Langner hat nicht verstanden, dass man durch Anhäufung voneinander abhängiger Quellen nichts beweisen kann. Wenn hundert Autoren voneinander abschreiben, wird die Ausgangsbehauptung dadurch nicht wahrscheinlicher. Irgendwelche konkreten Anhaltspunkte für alte Hirsauer Quellen gibt es nicht.

Zudem ist Langers Darstellung der Traditionsbildung recht lückenhaft. Auf Anhieb kann man frühneuzeitliche Arbeiten ergänzen, etwa Waltz 1657, der unter anderem Lazius einflussreiches Buch "De gentium aliquot migrationibus" von 1557 zitiert. Dort findet sich eine Stammliste der Grafen von Calw, in der Hartwig und Biliza einsortiert sind.

Woher stammen die Genealogien des Lazius? Rolf Götz (Wege und Irrwege ..., 2007) hat frühere Beobachtungen von Dieter Mertens und mir mit neuen Befunden ergänzt. Lazius konnte auf Sammlungen von allen drei "Vätern" der "modernen" Genealogie zurückgreifen: Ladislaus Sunthaim, Jakob Mennel und Matthäus Marschalk von Pappenheim. Von Sunthaim ist mir eine Beschäftigung mit den Calwern nicht bekannt, über Mennel liegen mir diesbezüglich keine Informationen vor.

Pappenheim hat mehrfach Genealogien zu den Grafen von Calw zusammengestellt. Über WLB Cod. Don. 576 von 1521 (laut Schauerte S. 181) kann ich nichts sagen, über Regensburg Thurn und Taxis Hofbibliothek Cod. 166, Bl. 27r-31v (um 1525) nur, dass die Geschlechtsreihe mit Erlafrid beginnt. Online ist aber der Cgm 7249 wohl aus den 1520er Jahren, wo sich tatsächlich Bl. 58r eine Stammtafel der Calwer Grafen findet, die Papst Viktor als Sohn eines Grafen Hartmanus und einer "Billissa" ansetzt (siehe Abbildung unten).
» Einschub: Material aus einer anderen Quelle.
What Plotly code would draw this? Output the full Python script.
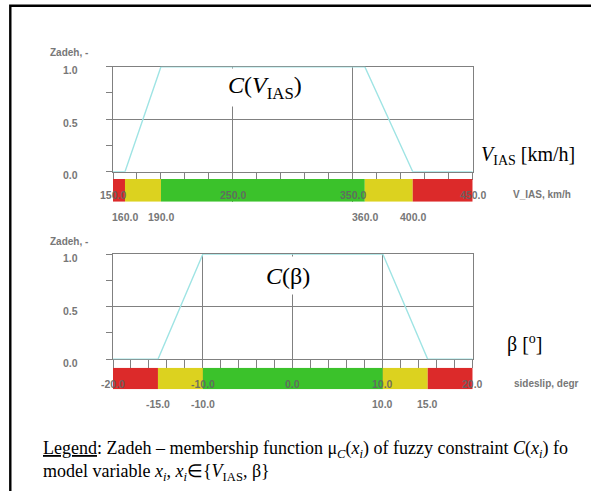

Götz konnte zeigen, dass Wilhelm Werner von Zimmern Pappenheims genealogische Forschungen gekannt hat (Wege S. 84). Ich möchte daher annehmen, dass die Angabe der Eichstätter Bischofschronik und die Zuweisung Gebhards an die Grafen von Calw durch Wilhelm Werner von Zimmern auf Pappenheim zurückgeht. Wieso Pappenheim die aus der Eichstätter Tradition bekannte Familie des Bischofs mit den Calwern zusammenbrachte, ist nicht ersichtlich. Über eine alte Quelle kann man nur spekulieren.

Es bleibt dabei: Die Herkunft Papst Viktors II. ist unbekannt.